▶ **What is asked**
From the first line of the listing below to the line with "const yDomain = [0.4, 1.1];", print each line exactly, and nothing more. Leave out the pictures.

▶ **Data segment**
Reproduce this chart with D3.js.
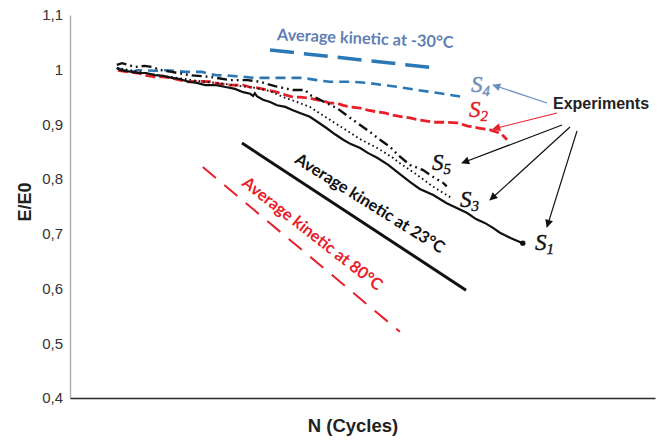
<!DOCTYPE html>
<html><head><meta charset="utf-8">
<script src="https://cdn.jsdelivr.net/npm/d3@7"></script>
<style>
html,body{margin:0;padding:0;background:#fff;}
svg{display:block;}
</style></head>
<body>
<svg id="chart" width="668" height="441"></svg>
<script>
// ---- data (x: N in arbitrary cycle units, y: E/E0) ----
const yTicks = [0.4, 0.5, 0.6, 0.7, 0.8, 0.9, 1.0, 1.1];
const yTickLabels = ["0,4", "0,5", "0,6", "0,7", "0,8", "0,9", "1", "1,1"];
const xDomain = [0, 100];
const yDomain = [0.4, 1.1];

const s1 = [[8.0,1.003],[8.7,0.999],[9.4,0.998],[10.6,0.996],[11.6,0.994],[13.0,0.994],[14.5,0.990],[15.9,0.989],[17.4,0.985],[18.8,0.983],[20.2,0.978],[21.7,0.976],[23.1,0.972],[24.8,0.972],[26.8,0.968],[28.2,0.965],[29.6,0.959],[30.8,0.956],[31.3,0.952],[31.6,0.957],[32.0,0.951],[33.0,0.945],[34.2,0.941],[35.4,0.935],[36.8,0.932],[38.1,0.926],[39.3,0.921],[41.0,0.914],[42.4,0.904],[43.9,0.893],[45.3,0.882],[46.7,0.872],[48.0,0.864],[49.6,0.857],[50.9,0.848],[52.5,0.839],[54.4,0.826],[56.4,0.809],[58.1,0.795],[59.8,0.782],[62.1,0.771],[64.4,0.756],[66.2,0.747],[67.9,0.738],[69.4,0.727],[70.9,0.720],[72.3,0.711],[73.5,0.702],[75.4,0.692],[77.4,0.683]];
const s2 = [[8.2,0.999],[9.9,0.996],[11.6,0.994],[13.2,0.989],[14.5,0.987],[15.9,0.987],[17.4,0.985],[18.8,0.981],[20.2,0.978],[21.9,0.979],[23.9,0.978],[25.6,0.974],[27.4,0.972],[29.6,0.972],[30.8,0.968],[32.0,0.967],[33.7,0.963],[35.4,0.959],[36.8,0.954],[38.1,0.950],[39.3,0.950],[41.0,0.948],[42.2,0.945],[43.2,0.943],[44.4,0.939],[45.6,0.939],[46.7,0.935],[47.9,0.932],[49.6,0.930],[50.9,0.926],[52.5,0.923],[53.8,0.921],[55.2,0.917],[56.8,0.914],[58.1,0.912],[59.8,0.908],[62.1,0.904],[64.1,0.904],[66.2,0.903],[68.0,0.897],[70.1,0.893],[71.8,0.890],[73.0,0.886],[73.8,0.882],[74.7,0.872]];
const s3 = [[8.0,1.003],[11.1,0.998],[13.7,0.992],[17.1,0.987],[22.2,0.979],[26.5,0.974],[29.1,0.970],[31.6,0.967],[34.2,0.961],[36.4,0.950],[38.8,0.941],[41.0,0.932],[43.9,0.912],[46.7,0.893],[49.6,0.873],[52.5,0.857],[55.2,0.839],[56.4,0.829],[58.9,0.811],[62.1,0.786],[65.0,0.767]];
const s4 = [[8.0,1.003],[9.2,0.999],[10.6,0.996],[11.6,0.999],[12.8,0.999],[14.5,0.998],[16.2,0.999],[17.9,0.998],[19.7,0.996],[22.6,0.996],[23.9,0.992],[25.1,0.990],[27.4,0.989],[29.6,0.987],[31.6,0.985],[33.7,0.985],[37.1,0.985],[39.8,0.985],[42.2,0.981],[44.4,0.978],[47.9,0.978],[50.8,0.976],[53.5,0.972],[56.4,0.968],[59.3,0.963],[63.2,0.957],[67.2,0.950]];
const s5 = [[8.0,1.009],[8.9,1.012],[9.9,1.009],[11.1,1.005],[12.8,1.007],[14.0,1.005],[15.7,0.999],[17.4,0.996],[20.5,0.990],[23.9,0.987],[27.4,0.981],[30.3,0.981],[32.5,0.978],[35.0,0.970],[38.1,0.963],[40.2,0.963],[41.0,0.954],[43.1,0.943],[45.6,0.930],[47.5,0.915],[49.6,0.899],[51.3,0.886],[53.0,0.872],[54.7,0.859],[56.1,0.844],[58.1,0.826],[60.3,0.817],[62.1,0.804],[63.8,0.793],[64.4,0.787]];

const kineticM30 = [[34.2,1.036],[62.7,1.003]];
const kinetic23  = [[29.4,0.866],[67.7,0.597]];
const kinetic80  = [[22.7,0.822],[56.4,0.521]];

// ---- drawing ----
const svg = d3.select("#chart");
const x = d3.scaleLinear().domain(xDomain).range([70, 655]);
const y = d3.scaleLinear().domain(yDomain).range([398, 15]);
const line = d3.line().x(d => x(d[0])).y(d => y(d[1]));

const RED = "#e8202a", BLUE = "#2a78b6", BLUEGRAY = "#6d8dc0";

// y axis
const yAxis = svg.append("g").attr("transform", `translate(${x(0)},0)`)
  .call(d3.axisLeft(y).tickValues(yTicks).tickSize(0).tickPadding(7)
    .tickFormat((d, i) => yTickLabels[i]));
yAxis.select(".domain").attr("stroke", "#b3b3b3").attr("stroke-width", 1.5);
yAxis.selectAll("text").attr("font-family", "'Liberation Sans', Arial, sans-serif")
  .attr("font-size", 15).attr("fill", "#333");

// x axis
const xAxis = svg.append("g").attr("transform", `translate(0,${y(0.4)})`)
  .call(d3.axisBottom(x).tickValues([]).tickSize(0));
xAxis.select(".domain").attr("stroke", "#2a2a2a").attr("stroke-width", 1.5);

// axis titles
svg.append("text").attr("transform", "translate(31,202) rotate(-90)")
  .attr("text-anchor", "middle").attr("font-family", "'Liberation Sans', Arial, sans-serif")
  .attr("font-weight", "bold").attr("font-size", 18).attr("fill", "#222").text("E/E0");
svg.append("text").attr("x", 353).attr("y", 432)
  .attr("text-anchor", "middle").attr("font-family", "'Liberation Sans', Arial, sans-serif")
  .attr("font-weight", "bold").attr("font-size", 18.5).attr("fill", "#222").text("N (Cycles)");

// kinetic lines
svg.append("path").datum(kineticM30).attr("d", line).attr("fill", "none")
  .attr("stroke", BLUE).attr("stroke-width", 3.5).attr("stroke-dasharray", "24,10");
svg.append("path").datum(kinetic23).attr("d", line).attr("fill", "none")
  .attr("stroke", "#111").attr("stroke-width", 3);
svg.append("path").datum(kinetic80).attr("d", line).attr("fill", "none")
  .attr("stroke", RED).attr("stroke-width", 2).attr("stroke-dasharray", "17,11");

// experiment curves
svg.append("path").datum(s4).attr("d", line).attr("fill", "none")
  .attr("stroke", BLUE).attr("stroke-width", 2.6).attr("stroke-dasharray", "10,6");
svg.append("path").datum(s2).attr("d", line).attr("fill", "none")
  .attr("stroke", RED).attr("stroke-width", 2.8).attr("stroke-dasharray", "10,4");
svg.append("path").datum(s3).attr("d", line).attr("fill", "none")
  .attr("stroke", "#111").attr("stroke-width", 1.9).attr("stroke-dasharray", "1.6,3");
svg.append("path").datum(s5).attr("d", line).attr("fill", "none")
  .attr("stroke", "#111").attr("stroke-width", 2.4).attr("stroke-dasharray", "10,4,1.8,4,1.8,4");
svg.append("path").datum(s1).attr("d", line).attr("fill", "none")
  .attr("stroke", "#111").attr("stroke-width", 2.2);
const last = s1[s1.length - 1];
svg.append("circle").attr("cx", x(last[0])).attr("cy", y(last[1])).attr("r", 2.7).attr("fill", "#111");

// kinetic labels
const sansFont = "Lato, 'Open Sans', sans-serif";
svg.append("text").attr("transform", "translate(365,44) rotate(2.5)")
  .attr("text-anchor", "middle").attr("font-family", sansFont).attr("font-weight", "bold")
  .attr("font-size", 16.3).attr("fill", "#5f80b4").text("Average kinetic at -30°C");
svg.append("text").attr("transform", "translate(367,208) rotate(32)")
  .attr("text-anchor", "middle").attr("font-family", sansFont).attr("font-weight", "bold")
  .attr("font-size", 16.5).attr("fill", "#111").text("Average kinetic at 23°C");
svg.append("text").attr("transform", "translate(309,238) rotate(38)")
  .attr("text-anchor", "middle").attr("font-family", sansFont).attr("font-weight", "bold")
  .attr("font-size", 16.5).attr("fill", RED).text("Average kinetic at 80°C");

// S labels
const sLabels = [
  {n: "4", x: 471, y: 92, c: BLUEGRAY},
  {n: "2", x: 469, y: 117, c: RED},
  {n: "5", x: 432, y: 170, c: "#111"},
  {n: "3", x: 460, y: 207, c: "#111"},
  {n: "1", x: 535, y: 250, c: "#111"}
];
sLabels.forEach(s => {
  const t = svg.append("text").attr("x", s.x).attr("y", s.y)
    .attr("font-family", "'Liberation Serif', 'Times New Roman', serif")
    .attr("font-style", "italic").attr("font-size", 23).attr("fill", s.c)
    .attr("stroke", s.c).attr("stroke-width", 0.4);
  t.append("tspan").text("S");
  t.append("tspan").attr("font-size", 15).attr("dy", 4).text(s.n);
});

// Experiments + arrows
svg.append("text").attr("x", 553).attr("y", 109)
  .attr("font-family", "'Liberation Sans', Arial, sans-serif").attr("font-weight", "bold")
  .attr("font-size", 16).attr("fill", "#222").text("Experiments");

const defs = svg.append("defs");
function marker(id, color) {
  defs.append("marker").attr("id", id).attr("viewBox", "0 0 10 10")
    .attr("refX", 9).attr("refY", 5).attr("markerWidth", 10).attr("markerHeight", 8)
    .attr("markerUnits", "userSpaceOnUse").attr("orient", "auto")
    .append("path").attr("d", "M0,0 L10,5 L0,10 Z").attr("fill", color);
}
marker("mBlue", BLUEGRAY); marker("mRed", RED); marker("mBlack", "#111");
const arrows = [
  {x1: 547, y1: 103, x2: 493, y2: 85, c: BLUEGRAY, m: "mBlue"},
  {x1: 557, y1: 113, x2: 493, y2: 129, c: RED, m: "mRed"},
  {x1: 562, y1: 125, x2: 462, y2: 163, c: "#111", m: "mBlack"},
  {x1: 570, y1: 127, x2: 490, y2: 200, c: "#111", m: "mBlack"},
  {x1: 577, y1: 131, x2: 547, y2: 227, c: "#111", m: "mBlack"}
];
arrows.forEach(a => {
  svg.append("line").attr("x1", a.x1).attr("y1", a.y1).attr("x2", a.x2).attr("y2", a.y2)
    .attr("stroke", a.c).attr("stroke-width", 1.2).attr("marker-end", `url(#${a.m})`);
});
</script>
</body></html>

▶ **Answer to this exercise**
Reproduce this chart with D3.js.
<!DOCTYPE html>
<html><head><meta charset="utf-8">
<script src="https://cdn.jsdelivr.net/npm/d3@7"></script>
<style>
html,body{margin:0;padding:0;background:#fff;}
svg{display:block;}
</style></head>
<body>
<svg id="chart" width="668" height="441"></svg>
<script>
// ---- data (x: N in arbitrary cycle units, y: E/E0) ----
const yTicks = [0.4, 0.5, 0.6, 0.7, 0.8, 0.9, 1.0, 1.1];
const yTickLabels = ["0,4", "0,5", "0,6", "0,7", "0,8", "0,9", "1", "1,1"];
const xDomain = [0, 100];
const yDomain = [0.4, 1.1];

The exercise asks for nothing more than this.